Soft names and hard names made of history’s sad stories.
Like this land I breathe and walk on, I cannot direct you north or south on it or point you to clear winds.
Like this body, I cannot whisper how to map your way through me, my great city of Names.
Perhaps do what no other has, carve me a map of myself using only your name; the name you choose for me.

vii.

Sleep, love but do not sleep –
instead dream.
Dream hard and long and wild, no pretend
that dreams are mild or mannered things.
No, a dream is a phoenix of the day passed
and dragon of the day to come.
A dream is what carries you to me in the dark
between oceans and thoughts.
More than an imagining now, you’ve left some
thread of yourself on me
now in the dark, my mind can paint you in a dream
one thousand times over.
I need never be lonely but to
dream and remember you.
Sleep, love but do not sleep
dream of me instead in whatever colour
I have left upon your chest
or written in your mind.
Dream hard and long and wild
and meet me there in the long dusky cloud.
Sleep so I can reach you in my sleep.

How To Write An Ending.

How To Write An Ending.

People talk a lot these days about writing your own story. Owning your chapters of failure, growth, success and moving on. But in it all there’s one question that a writer is prone to ask, therefore I assume most people are asking. If we are writing our own stories.. how do you write an ending? What do you say and how do you face the night that comes? How do you approach the dawn?

It might be the ending of a chapter or the end of an act. Maybe it’s the very end of the story arc, where one character departs the scene for good.. how do you avoid the mistakes that writers make? How do you avoid falling into the trap of believing life in the fairytale version, instead of how things truly are? How we write is often how we live, so there is much to learn about how we face the seachanges of life from how we might tell our stories.

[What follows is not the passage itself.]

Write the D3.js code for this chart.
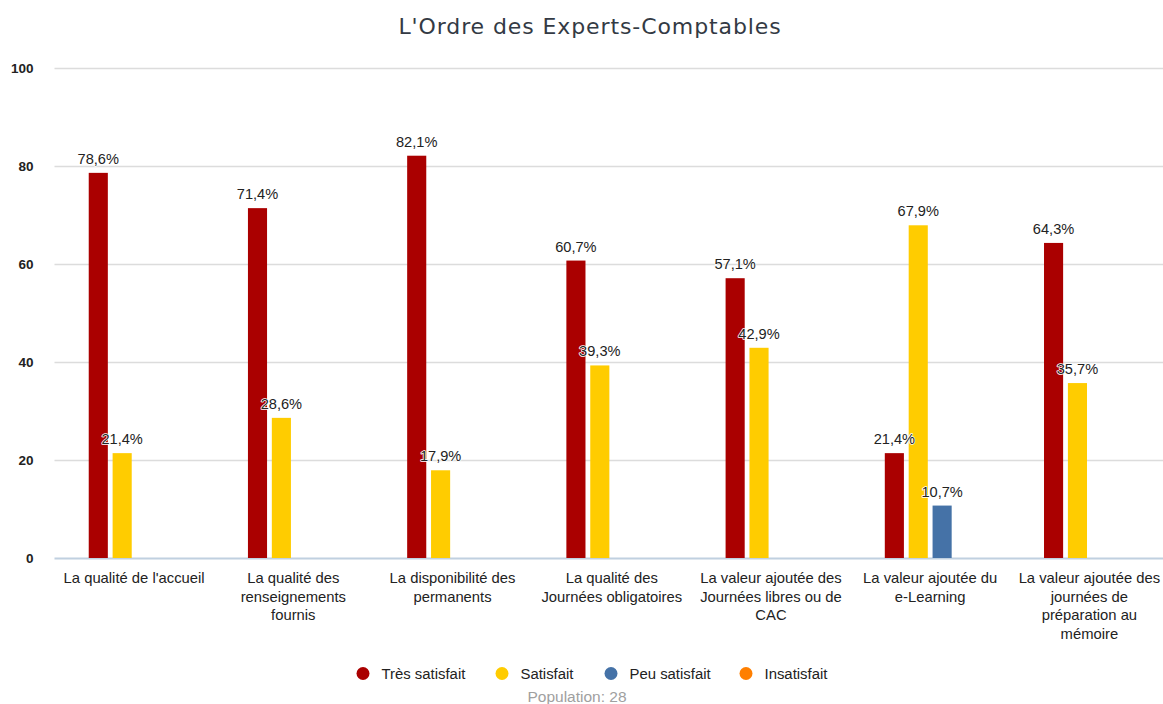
<!DOCTYPE html>
<html><head><meta charset="utf-8">
<script src="https://cdn.jsdelivr.net/npm/d3@7"></script>
<style>
html,body{margin:0;padding:0;background:#fff;}
svg{display:block;}
</style></head>
<body>
<svg id="chart" width="1163" height="704"></svg>
<script>
const title = "L'Ordre des Experts-Comptables";
const categories = [
  "La qualité de l'accueil",
  "La qualité des\nrenseignements\nfournis",
  "La disponibilité des\npermanents",
  "La qualité des\nJournées obligatoires",
  "La valeur ajoutée des\nJournées libres ou de\nCAC",
  "La valeur ajoutée du\ne-Learning",
  "La valeur ajoutée des\njournées de\npréparation au\nmémoire"
];
const seriesNames = ["Très satisfait", "Satisfait", "Peu satisfait", "Insatisfait"];
const seriesColors = ["#AA0000", "#FFCC00", "#4572A7", "#FF7F00"];
const tresSatisfait = [78.6, 71.4, 82.1, 60.7, 57.1, 21.4, 64.3];
const satisfait     = [21.4, 28.6, 17.9, 39.3, 42.9, 67.9, 35.7];
const peuSatisfait  = [null, null, null, null, null, 10.7, null];
const insatisfait   = [null, null, null, null, null, null, null];
const yTicks = [0, 20, 40, 60, 80, 100];
const footer = "Population: 28";

const seriesValues = [tresSatisfait, satisfait, peuSatisfait, insatisfait];

const svg = d3.select("#chart");
const plot = {left: 54.5, right: 1169, top: 68, bottom: 558};
const FONT = "'Liberation Sans', Arial, sans-serif";

const x = d3.scaleBand().domain(categories.map((c,i)=>i)).range([plot.left, plot.right]).paddingInner(0).paddingOuter(0);
const gp = 0.2;
const xs = d3.scaleBand().domain(d3.range(seriesNames.length))
  .range([x.bandwidth()*gp, x.bandwidth()*(1-gp)]).paddingInner(0.2).paddingOuter(0.1);
const y = d3.scaleLinear().domain([0, 100]).range([plot.bottom, plot.top]);

// title
svg.append("text").attr("x", 590).attr("y", 34).attr("text-anchor", "middle")
  .style("font-family", "'DejaVu Sans', sans-serif").style("font-size", "22px")
  .style("letter-spacing", "0.9px")
  .style("fill", "#333a44").text(title);

// gridlines
const yAxis = d3.axisLeft(y).tickValues(yTicks).tickSize(-(plot.right-plot.left)).tickPadding(21).tickFormat(d3.format("d"));
const gy = svg.append("g").attr("transform", `translate(${plot.left},0)`).call(yAxis);
gy.select(".domain").remove();
gy.selectAll(".tick line").attr("stroke", "#dcdcdc").attr("stroke-width", 1.5);
gy.selectAll(".tick text").style("font-family", FONT)
  .style("font-size", "13.5px").style("fill", "#222").style("font-weight", "600").attr("dy", "0.35em");
gy.selectAll(".tick").filter(d => d === 0).select("line").attr("stroke", "#c0d0e0").attr("stroke-width", 2);

// bars
const groups = svg.append("g").selectAll("g").data(categories).join("g")
  .attr("transform", (d,i) => `translate(${x(i)},0)`);
const barData = (d,i) => seriesValues.map((arr, s) => ({s, v: arr[i]})).filter(e => e.v != null);
groups.each(function(d,i){
  const g = d3.select(this);
  const bd = barData(d,i);
  g.selectAll("rect").data(bd).join("rect")
    .attr("x", e => xs(e.s)).attr("width", xs.bandwidth())
    .attr("y", e => y(e.v)).attr("height", e => y(0) - y(e.v))
    .attr("fill", e => seriesColors[e.s]);
  g.selectAll("text.lbl").data(bd).join("text").attr("class","lbl")
    .attr("x", e => xs(e.s) + xs.bandwidth()/2).attr("y", e => y(e.v) - 9)
    .attr("text-anchor", "middle")
    .style("font-family", FONT).style("font-size", "14.6px")
    .style("fill", "#222").style("stroke", "#fff").style("stroke-width", 1.5)
    .style("paint-order", "stroke").style("stroke-linejoin", "round")
    .text(e => d3.format(".1f")(e.v).replace(".", ",") + "%");
});

// x labels
const xl = svg.append("g");
categories.forEach((c,i) => {
  const cx = x(i) + x.bandwidth()/2;
  const t = xl.append("text").attr("x", cx).attr("y", 583)
    .attr("text-anchor", "middle")
    .style("font-family", FONT).style("font-size", "14.8px")
    .style("fill", "#222");
  c.split("\n").forEach((line, k) => {
    t.append("tspan").attr("x", cx).attr("dy", k === 0 ? 0 : 18.5).text(line);
  });
});

// legend
const legendX = [363, 502, 611, 746];
const lg = svg.append("g");
seriesNames.forEach((n, s) => {
  lg.append("circle").attr("cx", legendX[s]).attr("cy", 673.5).attr("r", 6.5).attr("fill", seriesColors[s]);
  lg.append("text").attr("x", legendX[s] + 18.5).attr("y", 678.5)
    .style("font-family", FONT).style("font-size", "14.9px")
    .style("fill", "#222").text(n);
});
svg.append("text").attr("x", 577).attr("y", 701.5).attr("text-anchor", "middle")
  .style("font-family", FONT).style("font-size", "15.5px")
  .style("fill", "#a0a0a0").text(footer);
</script>
</body></html>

You can’t write it too happy.
Too happy means it’s not real. Too shallow, too fast, too tidy and it won’t ring true. It’s too contrived to tidy every loose and wrap up every moment with joy and glee. We’ve all seen those movies and read those dime-store novels that float away into nothingness at the end. There are winners and losers in life; big or little loss. An ending must always come with some grief, otherwise we’re not really saying goodbye. No matter how ready, how ripe, how meaningful the closing of one story is, there

In life, there are loose ties left behind and there is messiness left behind in the wake of the happiest of endings. It’s this messiness, the contrasting shadow across happiness that proves the mirth of an ending. We know the truth of things by the way they contrast with the ‘other’. So you can’t expect for any ending to end too happily. Let yourself off the hook. Some stories have messy endings, some things are irrepairable. It’s in the leaving of things undone, we know we are finished. A little scar to leave behind is crucial to believe that it was real. Happiness is coloured with sadness, always.

You can’t write it too sad.
Life is joy and sadness. When all things are equal, the human experience demands a silver lining in every circumstance. You do not have permission to write a scenario without some glimmer of goodness. It does not have to be hope but it must be metered gratitude; a finding of the light in the midst of darkness. Humanity demands optimism; even a fragment of it. Heroes are born from characters that choose to do what they can with what they have. That is the essence of writing light into a story. Some fragment of goodness, hauled from the worst wreckage of life.

To overcome, to survive, to keep on playing requires this ruthless devotion to optimism. Beyond youth, optimism is not inherent. Optimism and hope is a feat of human engineering; willing the mind and spirit to play along. You must write an ending, you may not allow it to happen to you. Without our interference, without our part to play – endings are too dark. They jar with the human consciousness and the creating nature we are born into; to always make new, to birth again, recreating.

So you have but one choice when writing an ending.

And then.

Nothing ends. Time is the cadence of the story you write and time continues on. One chapter ends and you must simply write another. Your chapters and authorship finish and your memory passes to another. Whether your lover, your child, your successor – when your authorship is done, that writer will have to say ‘and then’. There is always a next, until the Big Finish.

My lover left me. And then, I got up the next day. Or, and then I slept for four months straight.

Every ending has the capacity to be defined by the ‘Next’. Captured in the ‘and then’.

If we are cowardly, we will try to tidy our loose ends and let things end tidily. If we are foolish, we believe others feel the weight of our failures and tragedy as we do.. we cannot image the ‘and then’. But someone, somewhere will always be responsible for it. Picking up whatever ever is left and making the best of it.

And that is the only ending we can ever write for ourselves.

No matter what trauma or delight has come your way – success or tragedy; you must wake up in the morning and begin with ‘and then’.

There is always something else to come. It may not come easy. you may have to define it, fight for it or simply let it unfold.. but until your dying breath for every goodbye and every ending, you must respond with ‘and then’.

What will you do tomorrow when your work is done? What will you do tomorrow when you are let go from your job or your lover leaves you or you are simply bored with what you have. Whenever you reach an impasse or an end, you simply have permission to say ‘and then’. Begin a new chapter, a new story. And how will you begin it? It begins with ‘and then’. Wherever you go, encourage people to remember that when your time is done they too, should simply say ‘and then’. We are all waiting to become the ‘and then’.

For the writers.

This is also true for you. Your characters must reflect the 3D nuance of what it is to be human. We feel it all at once. Joy and tragedy. True characters will reflect that. Embrace the ‘and then’. Your heroes will not be struck down by tragedy but they may be ruined by it for a time. It’s human, real. It’s true.